WORKING DATA:
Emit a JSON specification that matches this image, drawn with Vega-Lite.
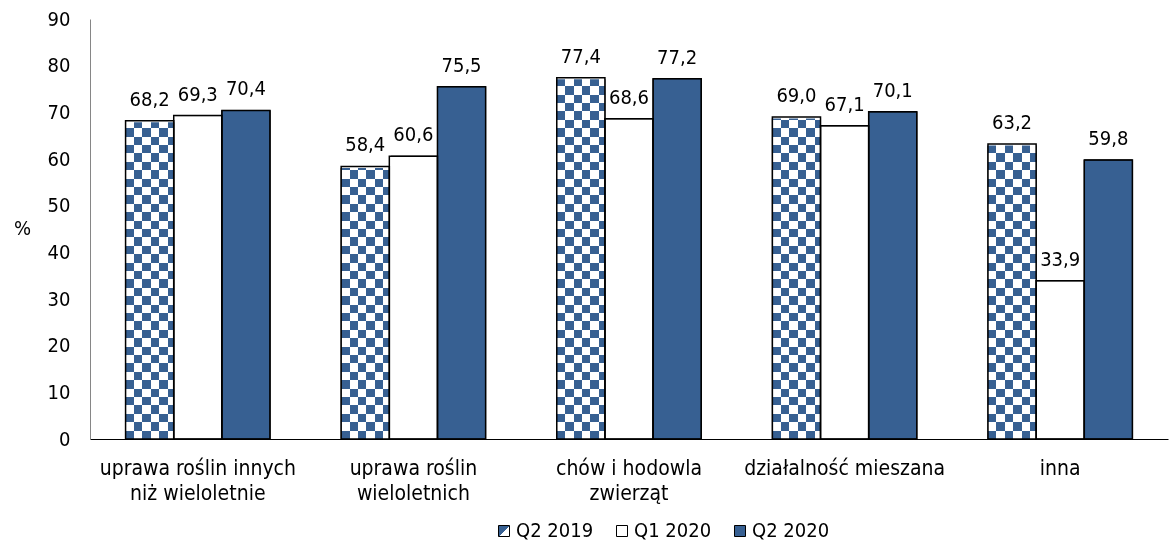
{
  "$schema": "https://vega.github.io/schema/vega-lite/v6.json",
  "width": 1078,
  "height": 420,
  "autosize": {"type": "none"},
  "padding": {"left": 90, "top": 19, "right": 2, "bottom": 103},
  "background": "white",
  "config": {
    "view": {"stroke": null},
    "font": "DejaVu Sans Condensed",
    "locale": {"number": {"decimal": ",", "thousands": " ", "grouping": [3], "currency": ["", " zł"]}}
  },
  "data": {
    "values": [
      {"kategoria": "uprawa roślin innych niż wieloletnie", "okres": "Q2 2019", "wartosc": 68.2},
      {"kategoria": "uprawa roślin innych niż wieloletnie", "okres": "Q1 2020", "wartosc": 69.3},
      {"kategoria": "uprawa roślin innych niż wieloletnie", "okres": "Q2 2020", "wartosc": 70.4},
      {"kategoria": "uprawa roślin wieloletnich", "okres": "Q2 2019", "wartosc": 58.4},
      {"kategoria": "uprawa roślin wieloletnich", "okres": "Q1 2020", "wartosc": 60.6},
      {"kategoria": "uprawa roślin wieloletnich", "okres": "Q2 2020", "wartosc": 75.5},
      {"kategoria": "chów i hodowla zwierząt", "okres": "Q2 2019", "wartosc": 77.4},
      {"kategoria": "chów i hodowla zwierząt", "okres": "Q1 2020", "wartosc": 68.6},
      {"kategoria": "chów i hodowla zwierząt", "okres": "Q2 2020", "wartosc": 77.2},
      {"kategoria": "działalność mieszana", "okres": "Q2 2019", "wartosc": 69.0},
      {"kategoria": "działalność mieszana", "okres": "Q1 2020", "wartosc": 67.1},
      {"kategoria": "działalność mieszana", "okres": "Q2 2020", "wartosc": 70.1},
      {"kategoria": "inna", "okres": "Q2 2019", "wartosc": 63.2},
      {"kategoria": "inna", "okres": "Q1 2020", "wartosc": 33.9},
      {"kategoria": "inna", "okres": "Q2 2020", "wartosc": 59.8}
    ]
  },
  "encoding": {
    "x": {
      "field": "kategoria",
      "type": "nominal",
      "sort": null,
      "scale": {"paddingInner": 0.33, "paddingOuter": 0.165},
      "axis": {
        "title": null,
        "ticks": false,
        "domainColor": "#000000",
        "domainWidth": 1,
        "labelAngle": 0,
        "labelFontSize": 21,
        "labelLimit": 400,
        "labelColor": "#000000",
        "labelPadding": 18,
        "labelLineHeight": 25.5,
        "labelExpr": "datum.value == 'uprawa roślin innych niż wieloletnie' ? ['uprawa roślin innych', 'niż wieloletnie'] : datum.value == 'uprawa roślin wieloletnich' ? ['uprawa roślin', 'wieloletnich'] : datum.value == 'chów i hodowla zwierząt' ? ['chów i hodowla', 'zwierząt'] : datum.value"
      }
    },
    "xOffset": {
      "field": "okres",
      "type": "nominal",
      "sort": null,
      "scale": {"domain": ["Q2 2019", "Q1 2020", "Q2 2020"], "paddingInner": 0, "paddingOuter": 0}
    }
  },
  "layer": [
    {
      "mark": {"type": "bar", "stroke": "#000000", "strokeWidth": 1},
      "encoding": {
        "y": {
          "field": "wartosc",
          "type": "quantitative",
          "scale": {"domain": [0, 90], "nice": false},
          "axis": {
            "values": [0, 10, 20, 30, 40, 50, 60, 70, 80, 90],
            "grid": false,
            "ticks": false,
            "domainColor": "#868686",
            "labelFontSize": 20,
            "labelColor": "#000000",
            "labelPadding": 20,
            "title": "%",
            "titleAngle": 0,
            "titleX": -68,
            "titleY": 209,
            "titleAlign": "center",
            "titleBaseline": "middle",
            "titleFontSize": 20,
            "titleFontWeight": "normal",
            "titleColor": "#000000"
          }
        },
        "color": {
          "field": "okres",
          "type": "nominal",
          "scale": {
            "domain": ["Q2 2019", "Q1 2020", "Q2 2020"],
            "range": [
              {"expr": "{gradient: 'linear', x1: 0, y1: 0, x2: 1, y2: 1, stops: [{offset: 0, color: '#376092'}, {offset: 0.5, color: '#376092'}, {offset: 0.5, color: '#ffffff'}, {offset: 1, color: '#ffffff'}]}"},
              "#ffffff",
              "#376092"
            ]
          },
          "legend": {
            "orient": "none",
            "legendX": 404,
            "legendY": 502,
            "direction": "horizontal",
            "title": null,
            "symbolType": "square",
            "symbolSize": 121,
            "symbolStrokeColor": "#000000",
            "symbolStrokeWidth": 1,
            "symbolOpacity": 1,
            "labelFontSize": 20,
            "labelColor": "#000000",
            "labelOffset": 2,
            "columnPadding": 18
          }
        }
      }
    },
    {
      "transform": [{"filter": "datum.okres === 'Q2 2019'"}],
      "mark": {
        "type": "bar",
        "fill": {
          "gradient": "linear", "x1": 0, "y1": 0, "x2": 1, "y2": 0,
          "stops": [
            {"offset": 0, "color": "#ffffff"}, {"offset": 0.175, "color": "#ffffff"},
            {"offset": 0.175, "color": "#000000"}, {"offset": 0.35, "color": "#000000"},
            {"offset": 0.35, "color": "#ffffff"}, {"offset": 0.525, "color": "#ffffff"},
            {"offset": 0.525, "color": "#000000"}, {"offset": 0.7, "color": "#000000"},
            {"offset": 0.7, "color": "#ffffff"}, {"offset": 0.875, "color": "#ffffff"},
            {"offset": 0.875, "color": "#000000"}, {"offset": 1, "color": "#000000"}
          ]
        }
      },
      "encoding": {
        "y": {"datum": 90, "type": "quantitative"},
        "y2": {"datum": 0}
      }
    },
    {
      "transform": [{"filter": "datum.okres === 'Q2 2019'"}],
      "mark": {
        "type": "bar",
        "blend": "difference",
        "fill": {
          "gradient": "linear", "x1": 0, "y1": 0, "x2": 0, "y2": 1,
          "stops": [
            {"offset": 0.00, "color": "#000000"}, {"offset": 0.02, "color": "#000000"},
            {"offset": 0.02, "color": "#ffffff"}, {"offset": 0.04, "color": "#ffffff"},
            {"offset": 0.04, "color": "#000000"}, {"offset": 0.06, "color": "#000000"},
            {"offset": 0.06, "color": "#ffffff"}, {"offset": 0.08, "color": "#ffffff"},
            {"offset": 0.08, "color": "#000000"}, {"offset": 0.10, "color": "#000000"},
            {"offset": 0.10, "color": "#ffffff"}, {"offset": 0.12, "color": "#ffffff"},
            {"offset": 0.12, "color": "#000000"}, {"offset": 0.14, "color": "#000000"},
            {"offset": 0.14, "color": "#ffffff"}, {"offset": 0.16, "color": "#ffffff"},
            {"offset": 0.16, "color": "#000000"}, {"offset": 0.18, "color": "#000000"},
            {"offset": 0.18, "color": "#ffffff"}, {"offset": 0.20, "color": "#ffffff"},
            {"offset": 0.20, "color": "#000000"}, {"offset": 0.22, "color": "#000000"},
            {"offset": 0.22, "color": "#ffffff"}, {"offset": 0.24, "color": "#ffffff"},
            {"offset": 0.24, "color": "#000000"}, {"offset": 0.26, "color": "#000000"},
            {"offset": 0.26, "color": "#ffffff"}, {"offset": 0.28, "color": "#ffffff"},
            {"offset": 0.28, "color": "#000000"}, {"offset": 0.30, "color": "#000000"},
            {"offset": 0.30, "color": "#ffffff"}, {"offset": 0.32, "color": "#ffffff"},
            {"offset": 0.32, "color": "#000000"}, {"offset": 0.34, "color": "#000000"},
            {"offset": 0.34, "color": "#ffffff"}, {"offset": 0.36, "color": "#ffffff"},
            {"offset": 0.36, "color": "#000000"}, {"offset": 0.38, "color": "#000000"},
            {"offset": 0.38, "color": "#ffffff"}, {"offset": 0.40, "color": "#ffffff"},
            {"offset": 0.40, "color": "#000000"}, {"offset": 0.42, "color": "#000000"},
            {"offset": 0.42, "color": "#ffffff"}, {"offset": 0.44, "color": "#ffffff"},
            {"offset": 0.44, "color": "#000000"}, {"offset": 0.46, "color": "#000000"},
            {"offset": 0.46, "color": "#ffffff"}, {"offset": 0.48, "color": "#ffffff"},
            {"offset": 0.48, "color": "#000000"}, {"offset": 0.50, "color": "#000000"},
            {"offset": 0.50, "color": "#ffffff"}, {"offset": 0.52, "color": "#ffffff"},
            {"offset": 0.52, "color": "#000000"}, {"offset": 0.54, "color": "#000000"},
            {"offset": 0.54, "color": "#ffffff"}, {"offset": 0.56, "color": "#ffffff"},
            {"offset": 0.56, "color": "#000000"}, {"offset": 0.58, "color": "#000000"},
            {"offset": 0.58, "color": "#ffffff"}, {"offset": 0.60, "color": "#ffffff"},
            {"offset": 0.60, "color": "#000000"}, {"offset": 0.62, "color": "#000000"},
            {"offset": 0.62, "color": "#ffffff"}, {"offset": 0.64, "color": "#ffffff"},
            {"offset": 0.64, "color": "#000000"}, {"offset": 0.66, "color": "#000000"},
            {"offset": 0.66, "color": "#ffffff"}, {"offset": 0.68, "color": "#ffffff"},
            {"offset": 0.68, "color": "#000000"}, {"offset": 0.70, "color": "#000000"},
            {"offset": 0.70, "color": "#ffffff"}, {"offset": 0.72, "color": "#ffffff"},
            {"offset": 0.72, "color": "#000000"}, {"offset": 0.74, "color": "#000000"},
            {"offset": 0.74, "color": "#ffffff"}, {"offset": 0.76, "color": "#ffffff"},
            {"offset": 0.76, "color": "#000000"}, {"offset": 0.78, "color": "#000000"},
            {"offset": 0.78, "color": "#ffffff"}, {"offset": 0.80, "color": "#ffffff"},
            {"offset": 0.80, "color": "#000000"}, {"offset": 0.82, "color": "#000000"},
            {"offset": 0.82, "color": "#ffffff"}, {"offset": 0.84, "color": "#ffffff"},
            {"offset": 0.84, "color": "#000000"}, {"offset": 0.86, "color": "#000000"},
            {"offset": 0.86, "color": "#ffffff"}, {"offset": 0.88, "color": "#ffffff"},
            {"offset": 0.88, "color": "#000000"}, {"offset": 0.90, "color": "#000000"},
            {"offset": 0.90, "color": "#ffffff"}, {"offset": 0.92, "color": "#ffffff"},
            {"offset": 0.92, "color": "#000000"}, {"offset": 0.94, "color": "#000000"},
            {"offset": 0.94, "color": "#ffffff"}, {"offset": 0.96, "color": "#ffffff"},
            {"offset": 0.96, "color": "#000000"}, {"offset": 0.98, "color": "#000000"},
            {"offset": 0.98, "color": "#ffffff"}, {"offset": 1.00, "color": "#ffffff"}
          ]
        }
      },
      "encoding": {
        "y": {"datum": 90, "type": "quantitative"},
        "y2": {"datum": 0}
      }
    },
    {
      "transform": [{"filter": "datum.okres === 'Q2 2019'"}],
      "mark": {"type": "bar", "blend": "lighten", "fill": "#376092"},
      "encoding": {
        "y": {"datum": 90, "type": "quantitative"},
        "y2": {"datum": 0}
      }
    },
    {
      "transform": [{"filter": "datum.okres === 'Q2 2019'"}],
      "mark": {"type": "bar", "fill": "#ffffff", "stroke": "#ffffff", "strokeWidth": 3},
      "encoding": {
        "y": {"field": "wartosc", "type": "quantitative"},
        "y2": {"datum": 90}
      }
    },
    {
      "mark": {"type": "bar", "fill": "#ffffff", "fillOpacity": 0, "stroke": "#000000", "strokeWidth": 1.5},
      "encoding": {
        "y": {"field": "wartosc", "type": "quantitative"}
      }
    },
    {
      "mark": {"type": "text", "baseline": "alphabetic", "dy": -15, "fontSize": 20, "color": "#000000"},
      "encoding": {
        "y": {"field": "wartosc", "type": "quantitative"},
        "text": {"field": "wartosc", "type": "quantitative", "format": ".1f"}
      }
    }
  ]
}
==
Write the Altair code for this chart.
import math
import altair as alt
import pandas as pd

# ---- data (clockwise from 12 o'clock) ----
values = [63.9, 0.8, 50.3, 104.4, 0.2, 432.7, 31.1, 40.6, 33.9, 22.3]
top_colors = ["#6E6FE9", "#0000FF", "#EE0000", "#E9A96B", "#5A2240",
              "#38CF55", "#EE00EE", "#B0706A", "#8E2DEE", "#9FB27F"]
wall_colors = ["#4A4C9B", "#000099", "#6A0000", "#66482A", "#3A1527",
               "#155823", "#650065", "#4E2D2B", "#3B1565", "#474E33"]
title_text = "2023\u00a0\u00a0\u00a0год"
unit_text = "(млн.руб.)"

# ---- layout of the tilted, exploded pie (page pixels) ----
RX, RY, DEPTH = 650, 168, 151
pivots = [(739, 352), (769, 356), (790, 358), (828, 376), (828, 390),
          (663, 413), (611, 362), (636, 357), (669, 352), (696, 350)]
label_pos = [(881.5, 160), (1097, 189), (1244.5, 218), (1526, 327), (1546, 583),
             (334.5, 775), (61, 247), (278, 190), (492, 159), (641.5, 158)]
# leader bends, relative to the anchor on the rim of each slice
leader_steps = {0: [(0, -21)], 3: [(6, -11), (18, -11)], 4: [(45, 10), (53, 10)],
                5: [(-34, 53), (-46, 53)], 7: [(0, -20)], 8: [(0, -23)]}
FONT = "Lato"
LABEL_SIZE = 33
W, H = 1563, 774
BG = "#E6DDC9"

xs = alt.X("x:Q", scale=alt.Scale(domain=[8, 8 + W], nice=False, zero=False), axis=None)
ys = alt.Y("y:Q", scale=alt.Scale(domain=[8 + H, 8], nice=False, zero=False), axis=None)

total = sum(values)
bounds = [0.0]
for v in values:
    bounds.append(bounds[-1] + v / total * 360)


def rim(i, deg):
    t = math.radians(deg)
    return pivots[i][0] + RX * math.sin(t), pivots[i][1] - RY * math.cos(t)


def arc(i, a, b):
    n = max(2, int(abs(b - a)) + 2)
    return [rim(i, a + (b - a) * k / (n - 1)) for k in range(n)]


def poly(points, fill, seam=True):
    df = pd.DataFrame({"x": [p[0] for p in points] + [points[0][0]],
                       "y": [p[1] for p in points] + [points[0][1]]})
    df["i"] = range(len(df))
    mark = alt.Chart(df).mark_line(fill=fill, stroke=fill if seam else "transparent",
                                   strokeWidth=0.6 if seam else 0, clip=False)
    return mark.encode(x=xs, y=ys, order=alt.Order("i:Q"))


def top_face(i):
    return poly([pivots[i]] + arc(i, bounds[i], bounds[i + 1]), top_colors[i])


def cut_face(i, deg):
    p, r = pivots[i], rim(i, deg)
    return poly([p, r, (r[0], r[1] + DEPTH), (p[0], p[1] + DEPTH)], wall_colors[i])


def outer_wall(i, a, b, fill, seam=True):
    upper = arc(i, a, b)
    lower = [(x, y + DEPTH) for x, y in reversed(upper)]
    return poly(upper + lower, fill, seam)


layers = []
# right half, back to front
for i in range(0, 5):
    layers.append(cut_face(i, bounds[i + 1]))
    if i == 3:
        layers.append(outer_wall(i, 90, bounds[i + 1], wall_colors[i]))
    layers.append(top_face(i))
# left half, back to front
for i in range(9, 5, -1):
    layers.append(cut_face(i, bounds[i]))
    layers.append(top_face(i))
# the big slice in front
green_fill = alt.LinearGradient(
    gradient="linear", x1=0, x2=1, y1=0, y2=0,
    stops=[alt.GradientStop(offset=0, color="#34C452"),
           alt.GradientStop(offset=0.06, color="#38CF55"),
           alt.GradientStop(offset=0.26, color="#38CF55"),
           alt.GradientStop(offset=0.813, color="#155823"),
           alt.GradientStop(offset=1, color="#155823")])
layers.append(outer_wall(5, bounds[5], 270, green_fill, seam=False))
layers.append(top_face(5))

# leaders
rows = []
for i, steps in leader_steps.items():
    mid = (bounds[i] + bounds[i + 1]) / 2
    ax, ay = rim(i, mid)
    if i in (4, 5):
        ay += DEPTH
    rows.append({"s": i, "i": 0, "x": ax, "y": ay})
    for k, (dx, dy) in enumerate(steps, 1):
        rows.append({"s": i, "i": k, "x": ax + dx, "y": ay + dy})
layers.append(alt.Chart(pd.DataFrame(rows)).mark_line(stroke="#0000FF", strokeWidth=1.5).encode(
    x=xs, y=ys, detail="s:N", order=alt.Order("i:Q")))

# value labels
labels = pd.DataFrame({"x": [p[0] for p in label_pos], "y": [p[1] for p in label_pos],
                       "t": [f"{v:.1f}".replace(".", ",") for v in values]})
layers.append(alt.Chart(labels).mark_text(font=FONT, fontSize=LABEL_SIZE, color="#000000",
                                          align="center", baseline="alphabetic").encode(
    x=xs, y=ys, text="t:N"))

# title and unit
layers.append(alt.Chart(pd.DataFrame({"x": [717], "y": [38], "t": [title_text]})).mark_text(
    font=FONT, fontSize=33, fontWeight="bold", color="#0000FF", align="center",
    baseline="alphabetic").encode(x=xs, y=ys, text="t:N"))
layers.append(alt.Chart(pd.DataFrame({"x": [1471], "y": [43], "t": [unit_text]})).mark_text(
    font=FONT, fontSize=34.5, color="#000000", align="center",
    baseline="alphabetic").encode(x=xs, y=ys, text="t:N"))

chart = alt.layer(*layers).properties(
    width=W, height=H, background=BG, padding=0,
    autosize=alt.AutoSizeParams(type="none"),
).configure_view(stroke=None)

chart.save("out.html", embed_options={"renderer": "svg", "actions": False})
* * *
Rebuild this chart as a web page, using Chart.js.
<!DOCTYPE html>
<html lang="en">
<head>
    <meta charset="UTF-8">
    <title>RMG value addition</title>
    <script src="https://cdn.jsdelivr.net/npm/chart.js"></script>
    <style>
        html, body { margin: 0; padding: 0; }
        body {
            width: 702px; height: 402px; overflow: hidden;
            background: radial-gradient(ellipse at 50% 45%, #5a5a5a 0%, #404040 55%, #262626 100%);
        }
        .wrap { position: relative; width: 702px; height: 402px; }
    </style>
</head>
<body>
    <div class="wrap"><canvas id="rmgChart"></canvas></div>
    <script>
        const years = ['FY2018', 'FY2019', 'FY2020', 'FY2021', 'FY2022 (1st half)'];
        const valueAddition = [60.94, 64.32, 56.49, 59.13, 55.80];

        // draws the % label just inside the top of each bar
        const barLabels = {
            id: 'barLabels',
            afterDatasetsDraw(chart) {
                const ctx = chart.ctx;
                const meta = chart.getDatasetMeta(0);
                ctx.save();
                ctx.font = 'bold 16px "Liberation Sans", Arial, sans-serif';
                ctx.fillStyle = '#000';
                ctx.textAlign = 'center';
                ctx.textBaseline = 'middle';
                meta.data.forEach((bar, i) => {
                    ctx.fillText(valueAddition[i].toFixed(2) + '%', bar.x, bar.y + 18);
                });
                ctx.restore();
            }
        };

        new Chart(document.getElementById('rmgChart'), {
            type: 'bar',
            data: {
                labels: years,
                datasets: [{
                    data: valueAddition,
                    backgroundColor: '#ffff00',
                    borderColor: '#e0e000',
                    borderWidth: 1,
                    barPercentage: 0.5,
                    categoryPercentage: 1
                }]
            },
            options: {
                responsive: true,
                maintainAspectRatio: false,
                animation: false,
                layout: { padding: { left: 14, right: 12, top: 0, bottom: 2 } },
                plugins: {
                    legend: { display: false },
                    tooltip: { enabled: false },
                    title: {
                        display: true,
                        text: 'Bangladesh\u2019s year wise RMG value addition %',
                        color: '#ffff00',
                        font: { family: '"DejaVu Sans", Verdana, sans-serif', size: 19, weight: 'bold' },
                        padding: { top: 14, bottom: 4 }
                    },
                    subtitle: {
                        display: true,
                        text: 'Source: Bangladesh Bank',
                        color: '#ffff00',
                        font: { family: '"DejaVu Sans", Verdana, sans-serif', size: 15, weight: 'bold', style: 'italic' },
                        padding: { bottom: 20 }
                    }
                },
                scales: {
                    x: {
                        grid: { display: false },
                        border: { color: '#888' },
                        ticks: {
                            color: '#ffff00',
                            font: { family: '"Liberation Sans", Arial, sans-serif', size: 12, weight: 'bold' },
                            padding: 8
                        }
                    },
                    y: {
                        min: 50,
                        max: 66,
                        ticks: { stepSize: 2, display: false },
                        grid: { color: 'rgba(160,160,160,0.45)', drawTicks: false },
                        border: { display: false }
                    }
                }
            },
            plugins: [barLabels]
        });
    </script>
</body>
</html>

OBJECTIVE:
Where a line of the entries contains the word "this", copy that line.

ANSWER TO THE EXERCISE:
Emit a JSON specification that matches this image, drawn with Vega-Lite.
Write the Altair code for this chart.
Rebuild this chart as a web page, using Chart.js.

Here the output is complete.